Slope Interpretation:
A slope of -265 indicates a decrease in predicted salary as one moves from non-minority to minority status.
Interpretation using prediction:
If x = 1 (minority),
\tilde{y} = 1676 - 265(1) = $1411
This indicates minority employees earn $265 less per month compared to non-minorities.
Additional Notes
t-test for Y-Intercept:
Tests the null hypothesis (H_0: \text{Intercept} = 0). Generally not meaningful unless x=0 is in the data.
Two-Tailed p-Values:
Implicit in regression output.
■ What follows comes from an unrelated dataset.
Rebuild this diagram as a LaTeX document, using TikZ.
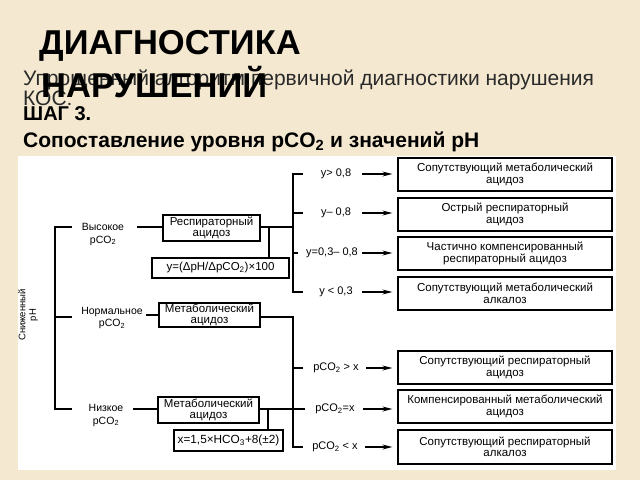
\documentclass[tikz,border=0pt]{standalone}
\usepackage{fontspec}
\setmainfont{Liberation Sans}
\usetikzlibrary{arrows.meta}
\definecolor{bgbeige}{HTML}{F4E8D0}
\definecolor{subgray}{HTML}{2A2A2A}
\newcommand{\myfs}[1]{\fontsize{#1}{#1}\selectfont}
\begin{document}
\begin{tikzpicture}[x=1pt,y=-1pt,
  dtext/.style={inner sep=0pt,align=center,font=\myfs{10.5}\linespread{1.15}\selectfont},
  bx/.style={draw,line width=1.2pt,fill=white,inner sep=0pt,align=center,
             font=\myfs{11.5}\linespread{1.0}\selectfont},
  ln/.style={line width=1.2pt},
  arr/.style={line width=1.2pt,-{Stealth[length=10pt,width=5pt]},shorten >=5pt},
  lbl/.style={inner sep=0pt,font=\myfs{11}}
]
% background and panel
\fill[bgbeige] (0,0) rectangle (640,480);
\useasboundingbox (0,0) rectangle (640,480);
\fill[white] (18,156) rectangle (616,470);

% header texts
\node[anchor=base west,inner sep=0pt,text=subgray,font=\myfs{21}] (sub1) at (23,85)
  {Упрощенный алгоритм первичной диагностики нарушения};
\node[anchor=base west,inner sep=0pt,text=subgray,font=\myfs{21}] (sub2) at (23,105) {КОС:};
\node[anchor=base west,inner sep=0pt,font=\myfs{34.5}\bfseries] (t1) at (39,54) {ДИАГНОСТИКА};
\node[anchor=base west,inner sep=0pt,font=\myfs{34.5}\bfseries] (t2) at (41,97) {НАРУШЕНИЙ};
\node[anchor=base west,inner sep=0pt,font=\myfs{20}\bfseries] (step) at (23,120) {ШАГ 3.};
\node[anchor=base west,inner sep=0pt,font=\myfs{21}\bfseries] (cmp) at (23,147)
  {Сопоставление уровня pCO\textsubscript{2} и значений pH};

% right result boxes
\node[bx,minimum width=214pt,minimum height=33pt] (r1) at (505,174.5) {Сопутствующий метаболический\\ацидоз};
\node[bx,minimum width=214pt,minimum height=33pt] (r2) at (505,214.5) {Острый респираторный\\ацидоз};
\node[bx,minimum width=214pt,minimum height=33pt] (r3) at (505,253.5) {Частично компенсированный\\респираторный ацидоз};
\node[bx,minimum width=214pt,minimum height=33pt] (r4) at (505,293.5) {Сопутствующий метаболический\\алкалоз};
\node[bx,minimum width=214pt,minimum height=33pt] (r5) at (505,367.5) {Сопутствующий респираторный\\ацидоз};
\node[bx,minimum width=214pt,minimum height=33pt] (r6) at (505,406.5) {Компенсированный метаболический\\ацидоз};
\node[bx,minimum width=214pt,minimum height=34pt] (r7) at (505,447) {Сопутствующий респираторный\\алкалоз};

% condition labels
\node[lbl] (l1) at (336,174) {y> 0,8};
\node[lbl] (l2) at (336,213) {y– 0,8};
\node[lbl] (l3) at (332,253) {y=0,3– 0,8};
\node[lbl] (l4) at (336,292) {y < 0,3};
\node[lbl] (l5) at (336,368) {pCO\textsubscript{2} > x};
\node[lbl] (l6) at (335,409) {pCO\textsubscript{2}=x};
\node[lbl] (l7) at (335,447) {pCO\textsubscript{2} < x};

% arrow starts
\coordinate (a1) at (362,174);
\coordinate (a2) at (362,213);
\coordinate (a3) at (362,253);
\coordinate (a4) at (362,292);
\coordinate (a5) at (366,368);
\coordinate (a6) at (363,409);
\coordinate (a7) at (365,447);
\draw[arr] (a1) -- (a1 -| r1.west);
\draw[arr] (a2) -- (a2 -| r2.west);
\draw[arr] (a3) -- (a3 -| r3.west);
\draw[arr] (a4) -- (a4 -| r4.west);
\draw[arr] (a5) -- (a5 -| r5.west);
\draw[arr] (a6) -- (a6 -| r6.west);
\draw[arr] (a7) -- (a7 -| r7.west);

% left part
\node[dtext,rotate=90,font=\myfs{9.5}\linespread{1.1}\selectfont] (ph) at (28,315) {Сниженный\\pH};
\node[dtext] (hi) at (103,234.5) {Высокое\\pCO\textsubscript{2}};
\node[dtext] (no) at (112,318) {Нормальное\\pCO\textsubscript{2}};
\node[dtext] (lo) at (106,415.5) {Низкое\\pCO\textsubscript{2}};

\node[bx,minimum width=97pt,minimum height=26pt] (resp) at (211.5,228) {Респираторный\\ацидоз};
\node[bx,minimum width=137pt,minimum height=20pt,font=\myfs{11.5}] (f1) at (220.5,268) {y=(ΔpH/ΔpCO\textsubscript{2})×100};
\node[bx,minimum width=101pt,minimum height=24pt] (metn) at (209.5,315) {Метаболический\\ацидоз};
\node[bx,minimum width=101pt,minimum height=26pt] (metl) at (208.5,410) {Метаболический\\ацидоз};
\node[bx,minimum width=109pt,minimum height=21pt,font=\myfs{11.8}] (f2) at (228.5,440.5) {x=1,5×HCO\textsubscript{3}+8(±2)};

% left bracket
\coordinate (lbt) at (55,227);
\coordinate (lbm) at (55,317);
\coordinate (lbb) at (55,409);
\coordinate (lt1) at (72,227);
\coordinate (lt2) at (72,317);
\coordinate (lt3) at (72,409);
\draw[ln] (lt1) -- (lbt) -- (lbb) -- (lt3);
\draw[ln] (lbm) -- (lt2);

% text to boxes
\coordinate (h1) at (137,227);
\coordinate (n1) at (146,315);
\coordinate (w1) at (133,409);
\draw[ln] (h1) -- (h1 -| resp.west);
\draw[ln] (n1) -- (n1 -| metn.west);
\draw[ln] (w1) -- (w1 -| metl.west);

% upper bracket
\coordinate (ub1) at (293,174);
\coordinate (ub2) at (293,213);
\coordinate (ub3) at (293,253);
\coordinate (ub4) at (293,292);
\coordinate (ur) at (293,227);
\coordinate (v1) at (269,227);
\draw[ln] (303,174) -- (ub1) -- (ub4) -- (303,292);
\draw[ln] (ub2) -- (303,213);
\draw[ln] (ub3) -- (298,253);
\draw[ln] (resp.east |- ur) -- (ur);
\draw[ln] (v1) -- (v1 |- f1.north);

% lower bracket
\coordinate (mb0) at (293,317);
\coordinate (mb1) at (293,368);
\coordinate (mb3) at (293,447);
\coordinate (mr) at (305,409);
\coordinate (v2) at (268,409);
\draw[ln] (metn.east |- mb0) -- (mb0) -- (mb3) -- (303,447);
\draw[ln] (mb1) -- (303,368);
\draw[ln] (metl.east |- mr) -- (mr);
\draw[ln] (v2) -- (v2 |- f2.north);
\end{tikzpicture}
\end{document}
Always compare p-value with alpha and check the direction of slope sign to verify hypothesis.
ANOVA and t-test for Slope:
When there is a single predictor (x), relationship F = t^2 holds.
For simple regression, reliance on the t-test of the slope is preferred over ANOVA.
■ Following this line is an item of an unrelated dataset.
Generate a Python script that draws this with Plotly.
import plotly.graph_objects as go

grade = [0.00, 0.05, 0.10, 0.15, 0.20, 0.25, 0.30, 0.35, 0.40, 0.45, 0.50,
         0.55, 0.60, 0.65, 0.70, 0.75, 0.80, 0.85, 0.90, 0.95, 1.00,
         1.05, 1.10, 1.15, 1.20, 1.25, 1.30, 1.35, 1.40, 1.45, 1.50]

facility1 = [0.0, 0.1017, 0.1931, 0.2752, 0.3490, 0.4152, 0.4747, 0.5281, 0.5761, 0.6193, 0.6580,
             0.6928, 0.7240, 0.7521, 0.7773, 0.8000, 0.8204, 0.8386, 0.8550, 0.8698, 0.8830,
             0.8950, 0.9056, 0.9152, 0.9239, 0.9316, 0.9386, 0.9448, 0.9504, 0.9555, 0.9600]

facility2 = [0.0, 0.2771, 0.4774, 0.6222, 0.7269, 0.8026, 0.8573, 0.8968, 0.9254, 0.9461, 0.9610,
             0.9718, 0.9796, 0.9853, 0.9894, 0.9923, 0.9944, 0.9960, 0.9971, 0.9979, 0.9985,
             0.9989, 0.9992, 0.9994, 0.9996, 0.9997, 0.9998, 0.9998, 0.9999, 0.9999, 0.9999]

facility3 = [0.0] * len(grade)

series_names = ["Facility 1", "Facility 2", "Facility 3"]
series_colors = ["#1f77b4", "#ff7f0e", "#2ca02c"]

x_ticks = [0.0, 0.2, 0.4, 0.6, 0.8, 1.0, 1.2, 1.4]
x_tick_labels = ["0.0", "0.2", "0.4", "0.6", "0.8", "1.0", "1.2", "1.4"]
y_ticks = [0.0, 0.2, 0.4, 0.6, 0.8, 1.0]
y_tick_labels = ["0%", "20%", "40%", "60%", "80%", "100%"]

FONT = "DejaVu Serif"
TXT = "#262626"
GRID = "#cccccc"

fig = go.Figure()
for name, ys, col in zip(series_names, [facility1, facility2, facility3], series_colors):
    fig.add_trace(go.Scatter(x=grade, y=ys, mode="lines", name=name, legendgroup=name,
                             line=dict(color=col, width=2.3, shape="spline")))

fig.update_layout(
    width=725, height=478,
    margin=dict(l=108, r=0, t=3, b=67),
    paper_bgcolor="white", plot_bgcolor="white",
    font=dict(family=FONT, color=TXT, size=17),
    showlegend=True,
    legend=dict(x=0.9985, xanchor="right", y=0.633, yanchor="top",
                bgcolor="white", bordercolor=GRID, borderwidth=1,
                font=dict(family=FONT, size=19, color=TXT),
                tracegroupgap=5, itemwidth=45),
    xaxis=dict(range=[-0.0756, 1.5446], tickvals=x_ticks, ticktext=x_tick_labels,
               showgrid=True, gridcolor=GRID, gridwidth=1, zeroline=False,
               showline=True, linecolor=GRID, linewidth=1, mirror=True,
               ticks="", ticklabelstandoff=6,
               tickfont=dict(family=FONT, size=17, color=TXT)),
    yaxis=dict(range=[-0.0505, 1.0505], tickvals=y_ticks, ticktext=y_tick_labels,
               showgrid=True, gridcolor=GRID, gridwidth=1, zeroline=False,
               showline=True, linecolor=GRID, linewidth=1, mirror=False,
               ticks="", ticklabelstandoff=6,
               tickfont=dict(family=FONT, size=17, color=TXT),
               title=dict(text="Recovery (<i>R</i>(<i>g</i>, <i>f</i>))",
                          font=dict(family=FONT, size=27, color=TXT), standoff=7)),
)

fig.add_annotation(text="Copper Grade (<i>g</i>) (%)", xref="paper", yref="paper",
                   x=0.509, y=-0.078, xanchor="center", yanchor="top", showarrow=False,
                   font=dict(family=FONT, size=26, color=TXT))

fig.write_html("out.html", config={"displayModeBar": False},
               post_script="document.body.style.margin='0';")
Confidence Intervals for b Weights:
These provide a range of values within which the true population slope (or intercept) is estimated to lie with a certain level of confidence (e.g., 95%). They are crucial for understanding the precision of the estimated regression coefficients. A narrower interval suggests a more precise estimate.
It is important to distinguish them from prediction intervals, which estimate the range for an individual y value, and confidence intervals for the mean response, which estimate the range for the average y value at specific x.
Reporting Suggestions:
When presenting regression results, streamline outputs for clarity by focusing on key information. This includes the overall model significance (F-statistic and its p-value), the coefficient of determination (R^2), and particularly, the estimated regression coefficients (b weights), their standard errors, t-statistics, and p-values. Visualizations (e.g., scatterplots with regression line) are often more impactful than raw statistical tables. Avoid overwhelming the audience with irrelevant statistics or direct software output.
Forecasting Models
Caution in Predictions: - Extrapolating predictions beyond the data range is fraught with danger. Different prediction patterns beyond existing data can result in incorrect conclusions.
Example:
When forecasting house prices based on square footage, the actual price relation may vary significantly at larger sizes, leading to unreliable predictions due to data limitations.